=== THE TASK ===
Without the pictures, extract every line from the start of the material to the line containing "const yTicks = [0, 50, 100, 150, 200, 250];", both ends included.

===== DATA SECTION

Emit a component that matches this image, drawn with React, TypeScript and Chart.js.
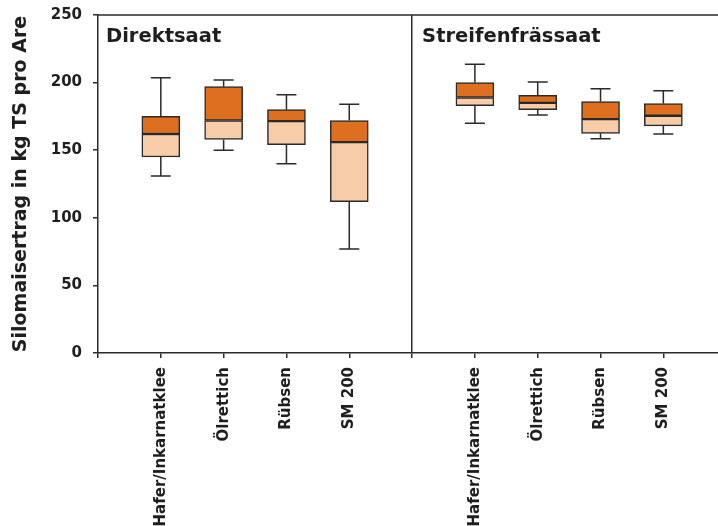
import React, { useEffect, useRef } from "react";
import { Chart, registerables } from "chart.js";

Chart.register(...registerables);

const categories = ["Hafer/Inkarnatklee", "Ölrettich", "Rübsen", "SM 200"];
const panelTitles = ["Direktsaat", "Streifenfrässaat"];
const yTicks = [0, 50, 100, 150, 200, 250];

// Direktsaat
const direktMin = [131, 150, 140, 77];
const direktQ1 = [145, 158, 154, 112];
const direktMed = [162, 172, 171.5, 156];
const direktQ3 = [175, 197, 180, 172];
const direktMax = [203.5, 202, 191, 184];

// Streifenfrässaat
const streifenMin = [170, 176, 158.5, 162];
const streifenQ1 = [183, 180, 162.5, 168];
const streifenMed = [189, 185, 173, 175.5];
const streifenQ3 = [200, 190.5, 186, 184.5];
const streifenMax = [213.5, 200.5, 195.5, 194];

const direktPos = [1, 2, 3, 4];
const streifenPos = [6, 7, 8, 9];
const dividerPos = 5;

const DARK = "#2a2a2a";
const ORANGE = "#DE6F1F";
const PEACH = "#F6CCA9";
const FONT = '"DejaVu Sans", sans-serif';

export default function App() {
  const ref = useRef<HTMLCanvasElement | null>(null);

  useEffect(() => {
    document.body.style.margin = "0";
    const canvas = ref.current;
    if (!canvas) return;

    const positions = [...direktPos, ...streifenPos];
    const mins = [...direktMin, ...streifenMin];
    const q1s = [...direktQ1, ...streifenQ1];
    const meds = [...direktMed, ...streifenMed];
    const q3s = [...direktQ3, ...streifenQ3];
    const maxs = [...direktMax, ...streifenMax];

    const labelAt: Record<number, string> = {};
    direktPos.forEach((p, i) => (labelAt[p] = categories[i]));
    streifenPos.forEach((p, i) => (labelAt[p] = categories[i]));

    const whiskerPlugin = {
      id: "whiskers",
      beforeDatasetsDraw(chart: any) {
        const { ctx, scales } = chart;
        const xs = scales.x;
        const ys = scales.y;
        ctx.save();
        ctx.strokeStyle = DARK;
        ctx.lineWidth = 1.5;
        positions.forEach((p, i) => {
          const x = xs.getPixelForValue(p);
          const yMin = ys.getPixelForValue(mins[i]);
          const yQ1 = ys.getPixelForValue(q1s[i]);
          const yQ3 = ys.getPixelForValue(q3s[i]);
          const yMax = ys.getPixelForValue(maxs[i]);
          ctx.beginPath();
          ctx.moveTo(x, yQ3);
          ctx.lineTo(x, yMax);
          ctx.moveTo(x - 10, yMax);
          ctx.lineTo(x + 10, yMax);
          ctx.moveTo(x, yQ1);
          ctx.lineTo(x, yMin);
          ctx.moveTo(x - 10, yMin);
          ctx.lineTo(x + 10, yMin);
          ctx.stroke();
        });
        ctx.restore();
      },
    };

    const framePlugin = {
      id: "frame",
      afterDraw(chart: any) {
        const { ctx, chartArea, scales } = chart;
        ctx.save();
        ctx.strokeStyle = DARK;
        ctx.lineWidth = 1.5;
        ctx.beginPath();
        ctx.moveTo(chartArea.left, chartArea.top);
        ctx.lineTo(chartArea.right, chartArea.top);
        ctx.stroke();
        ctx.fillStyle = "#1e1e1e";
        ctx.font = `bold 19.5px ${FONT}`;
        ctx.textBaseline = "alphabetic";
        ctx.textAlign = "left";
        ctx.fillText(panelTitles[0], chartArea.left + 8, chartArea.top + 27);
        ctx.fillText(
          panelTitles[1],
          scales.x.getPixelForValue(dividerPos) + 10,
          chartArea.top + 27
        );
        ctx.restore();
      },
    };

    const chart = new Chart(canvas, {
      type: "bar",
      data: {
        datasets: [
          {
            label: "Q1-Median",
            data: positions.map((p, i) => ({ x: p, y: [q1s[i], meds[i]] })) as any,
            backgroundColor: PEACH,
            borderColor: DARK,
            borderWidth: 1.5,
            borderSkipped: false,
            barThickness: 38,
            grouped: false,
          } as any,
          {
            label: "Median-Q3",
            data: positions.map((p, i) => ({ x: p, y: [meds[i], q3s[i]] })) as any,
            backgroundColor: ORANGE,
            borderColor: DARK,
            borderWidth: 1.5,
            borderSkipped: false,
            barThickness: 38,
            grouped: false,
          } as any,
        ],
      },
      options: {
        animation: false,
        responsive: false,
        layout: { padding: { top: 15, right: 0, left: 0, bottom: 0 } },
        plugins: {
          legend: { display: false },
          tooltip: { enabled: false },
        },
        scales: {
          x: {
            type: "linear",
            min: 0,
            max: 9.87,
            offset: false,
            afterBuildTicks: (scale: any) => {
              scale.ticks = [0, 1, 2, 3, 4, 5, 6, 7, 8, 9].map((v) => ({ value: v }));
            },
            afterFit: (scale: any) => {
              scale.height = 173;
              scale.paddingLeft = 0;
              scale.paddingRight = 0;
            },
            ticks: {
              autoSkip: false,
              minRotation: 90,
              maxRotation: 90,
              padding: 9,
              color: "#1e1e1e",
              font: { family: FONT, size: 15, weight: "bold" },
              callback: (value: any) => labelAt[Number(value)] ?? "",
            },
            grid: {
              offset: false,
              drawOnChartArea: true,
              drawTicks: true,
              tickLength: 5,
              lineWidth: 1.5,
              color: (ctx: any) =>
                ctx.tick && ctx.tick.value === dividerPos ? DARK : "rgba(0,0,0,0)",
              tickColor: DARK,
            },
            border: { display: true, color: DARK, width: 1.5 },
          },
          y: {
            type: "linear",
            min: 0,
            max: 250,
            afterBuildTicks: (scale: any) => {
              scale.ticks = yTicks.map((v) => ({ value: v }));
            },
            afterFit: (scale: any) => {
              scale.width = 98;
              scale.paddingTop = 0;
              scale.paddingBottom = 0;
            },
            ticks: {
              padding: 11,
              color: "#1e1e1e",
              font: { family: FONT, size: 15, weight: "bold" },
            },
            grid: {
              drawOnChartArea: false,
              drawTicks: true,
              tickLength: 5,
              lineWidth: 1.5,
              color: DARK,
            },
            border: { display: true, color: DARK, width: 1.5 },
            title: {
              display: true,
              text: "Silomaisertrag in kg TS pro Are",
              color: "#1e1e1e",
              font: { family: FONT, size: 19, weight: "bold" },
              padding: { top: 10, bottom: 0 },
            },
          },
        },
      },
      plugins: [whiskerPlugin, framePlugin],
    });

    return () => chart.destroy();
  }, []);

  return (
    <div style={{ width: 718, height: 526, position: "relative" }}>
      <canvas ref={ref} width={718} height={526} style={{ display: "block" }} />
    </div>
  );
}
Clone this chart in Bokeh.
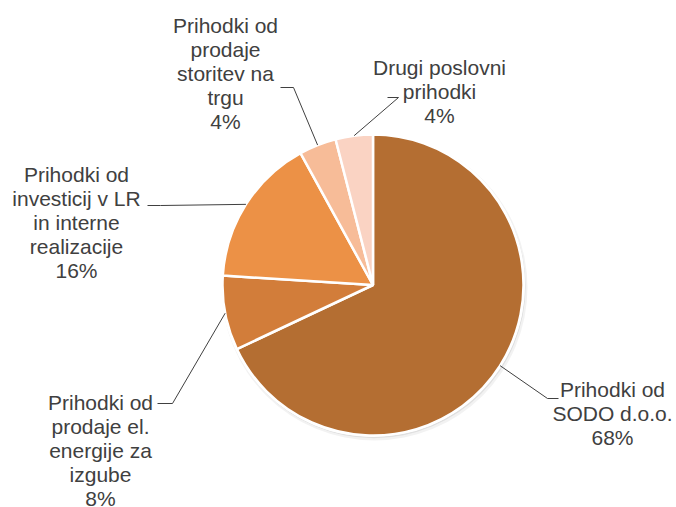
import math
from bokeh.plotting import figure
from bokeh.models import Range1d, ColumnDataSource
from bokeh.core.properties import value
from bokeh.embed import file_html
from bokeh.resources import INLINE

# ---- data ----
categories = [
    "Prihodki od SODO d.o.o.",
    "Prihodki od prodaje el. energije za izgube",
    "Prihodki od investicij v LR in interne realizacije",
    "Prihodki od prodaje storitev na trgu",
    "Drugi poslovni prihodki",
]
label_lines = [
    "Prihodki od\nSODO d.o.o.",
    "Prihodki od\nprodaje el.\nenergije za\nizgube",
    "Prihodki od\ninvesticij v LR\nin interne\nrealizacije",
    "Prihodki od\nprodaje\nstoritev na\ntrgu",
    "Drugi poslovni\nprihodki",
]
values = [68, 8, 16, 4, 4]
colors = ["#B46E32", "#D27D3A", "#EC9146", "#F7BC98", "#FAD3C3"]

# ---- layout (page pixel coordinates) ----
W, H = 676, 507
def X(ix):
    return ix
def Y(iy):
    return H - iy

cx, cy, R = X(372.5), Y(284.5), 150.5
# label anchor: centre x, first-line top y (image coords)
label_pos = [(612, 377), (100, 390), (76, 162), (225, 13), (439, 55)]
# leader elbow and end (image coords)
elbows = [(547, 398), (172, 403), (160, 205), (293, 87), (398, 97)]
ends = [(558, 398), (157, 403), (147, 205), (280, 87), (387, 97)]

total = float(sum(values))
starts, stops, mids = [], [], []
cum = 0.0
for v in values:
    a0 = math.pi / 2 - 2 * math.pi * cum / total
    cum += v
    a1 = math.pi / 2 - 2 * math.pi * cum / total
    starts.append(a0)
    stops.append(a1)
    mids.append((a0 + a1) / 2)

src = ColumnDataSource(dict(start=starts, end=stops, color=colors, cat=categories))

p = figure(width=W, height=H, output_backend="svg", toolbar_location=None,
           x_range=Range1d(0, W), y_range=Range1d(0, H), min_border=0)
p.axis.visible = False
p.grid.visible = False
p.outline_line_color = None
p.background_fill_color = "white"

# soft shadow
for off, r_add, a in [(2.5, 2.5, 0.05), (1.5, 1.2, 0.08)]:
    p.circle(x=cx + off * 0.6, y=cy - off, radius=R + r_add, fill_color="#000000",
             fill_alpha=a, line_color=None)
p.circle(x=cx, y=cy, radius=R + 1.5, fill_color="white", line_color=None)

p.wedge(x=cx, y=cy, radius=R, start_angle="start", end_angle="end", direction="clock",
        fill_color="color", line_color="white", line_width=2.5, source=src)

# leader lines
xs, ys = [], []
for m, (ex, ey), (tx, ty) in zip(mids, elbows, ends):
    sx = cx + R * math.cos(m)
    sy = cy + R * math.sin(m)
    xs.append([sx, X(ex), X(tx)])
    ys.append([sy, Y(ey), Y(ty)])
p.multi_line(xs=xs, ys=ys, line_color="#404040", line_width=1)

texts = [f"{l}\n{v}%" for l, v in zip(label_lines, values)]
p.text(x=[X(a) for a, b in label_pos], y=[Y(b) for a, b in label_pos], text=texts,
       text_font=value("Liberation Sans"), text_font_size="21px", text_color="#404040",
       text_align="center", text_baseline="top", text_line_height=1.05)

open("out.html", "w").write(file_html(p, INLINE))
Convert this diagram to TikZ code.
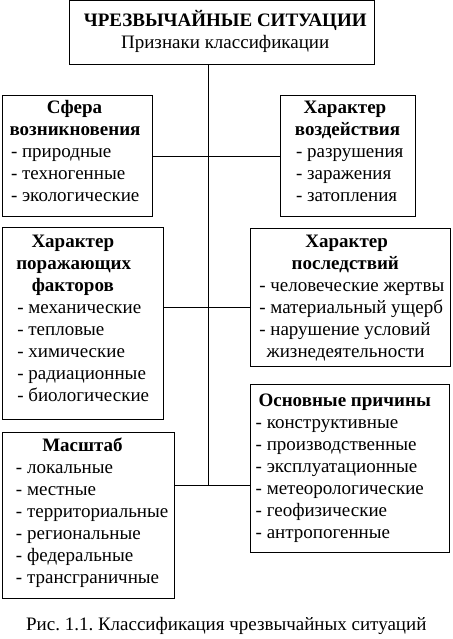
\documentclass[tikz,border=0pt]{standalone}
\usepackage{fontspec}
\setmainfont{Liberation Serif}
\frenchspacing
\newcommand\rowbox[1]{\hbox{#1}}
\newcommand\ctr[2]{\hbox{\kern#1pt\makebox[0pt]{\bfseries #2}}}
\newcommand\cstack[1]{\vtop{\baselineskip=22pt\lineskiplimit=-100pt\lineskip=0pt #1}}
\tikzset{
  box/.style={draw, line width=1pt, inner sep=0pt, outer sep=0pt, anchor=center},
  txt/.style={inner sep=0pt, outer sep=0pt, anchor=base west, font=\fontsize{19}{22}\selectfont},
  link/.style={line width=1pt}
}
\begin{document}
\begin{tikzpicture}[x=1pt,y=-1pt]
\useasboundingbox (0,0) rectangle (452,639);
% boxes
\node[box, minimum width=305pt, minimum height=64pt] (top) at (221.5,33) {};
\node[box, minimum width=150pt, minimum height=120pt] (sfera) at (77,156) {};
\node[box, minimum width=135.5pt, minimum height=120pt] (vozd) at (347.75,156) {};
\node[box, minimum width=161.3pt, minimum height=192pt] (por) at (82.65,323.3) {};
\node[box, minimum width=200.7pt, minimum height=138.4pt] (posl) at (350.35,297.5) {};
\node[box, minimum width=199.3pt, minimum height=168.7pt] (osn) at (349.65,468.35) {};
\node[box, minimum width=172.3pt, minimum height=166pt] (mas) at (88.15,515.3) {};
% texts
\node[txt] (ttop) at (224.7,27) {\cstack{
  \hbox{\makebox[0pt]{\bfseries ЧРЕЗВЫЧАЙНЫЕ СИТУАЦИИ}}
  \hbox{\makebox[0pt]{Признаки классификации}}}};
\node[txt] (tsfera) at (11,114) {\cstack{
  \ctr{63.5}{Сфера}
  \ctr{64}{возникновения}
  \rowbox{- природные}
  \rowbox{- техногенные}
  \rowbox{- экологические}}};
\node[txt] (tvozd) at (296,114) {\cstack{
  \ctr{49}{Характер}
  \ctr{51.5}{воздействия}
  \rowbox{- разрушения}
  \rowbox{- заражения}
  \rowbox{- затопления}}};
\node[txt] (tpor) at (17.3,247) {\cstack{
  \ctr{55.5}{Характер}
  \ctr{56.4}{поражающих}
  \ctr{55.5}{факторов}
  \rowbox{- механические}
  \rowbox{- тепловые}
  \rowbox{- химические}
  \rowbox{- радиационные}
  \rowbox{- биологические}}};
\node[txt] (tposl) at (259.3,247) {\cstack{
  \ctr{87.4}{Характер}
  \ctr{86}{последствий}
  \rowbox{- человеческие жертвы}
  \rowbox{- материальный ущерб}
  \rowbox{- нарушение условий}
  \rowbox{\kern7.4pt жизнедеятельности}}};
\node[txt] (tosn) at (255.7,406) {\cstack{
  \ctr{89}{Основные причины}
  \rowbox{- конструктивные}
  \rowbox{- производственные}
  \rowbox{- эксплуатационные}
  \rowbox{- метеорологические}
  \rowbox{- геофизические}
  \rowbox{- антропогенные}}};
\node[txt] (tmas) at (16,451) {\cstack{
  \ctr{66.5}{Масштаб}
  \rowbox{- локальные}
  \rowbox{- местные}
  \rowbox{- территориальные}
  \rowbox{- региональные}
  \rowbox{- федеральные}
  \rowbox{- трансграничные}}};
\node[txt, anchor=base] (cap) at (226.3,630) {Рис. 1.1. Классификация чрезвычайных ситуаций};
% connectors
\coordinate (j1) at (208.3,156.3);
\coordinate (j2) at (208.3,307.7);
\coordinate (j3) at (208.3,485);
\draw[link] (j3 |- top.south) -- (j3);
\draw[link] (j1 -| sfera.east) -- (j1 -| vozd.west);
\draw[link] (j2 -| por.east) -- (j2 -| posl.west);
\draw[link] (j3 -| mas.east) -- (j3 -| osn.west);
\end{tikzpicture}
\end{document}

==========

=== RESPONSE TO THIS TASK ===
Emit a component that matches this image, drawn with React, TypeScript and Chart.js.
import React, { useEffect, useRef } from "react";
import { Chart, registerables } from "chart.js";

Chart.register(...registerables);

const categories = ["Hafer/Inkarnatklee", "Ölrettich", "Rübsen", "SM 200"];
const panelTitles = ["Direktsaat", "Streifenfrässaat"];
const yTicks = [0, 50, 100, 150, 200, 250];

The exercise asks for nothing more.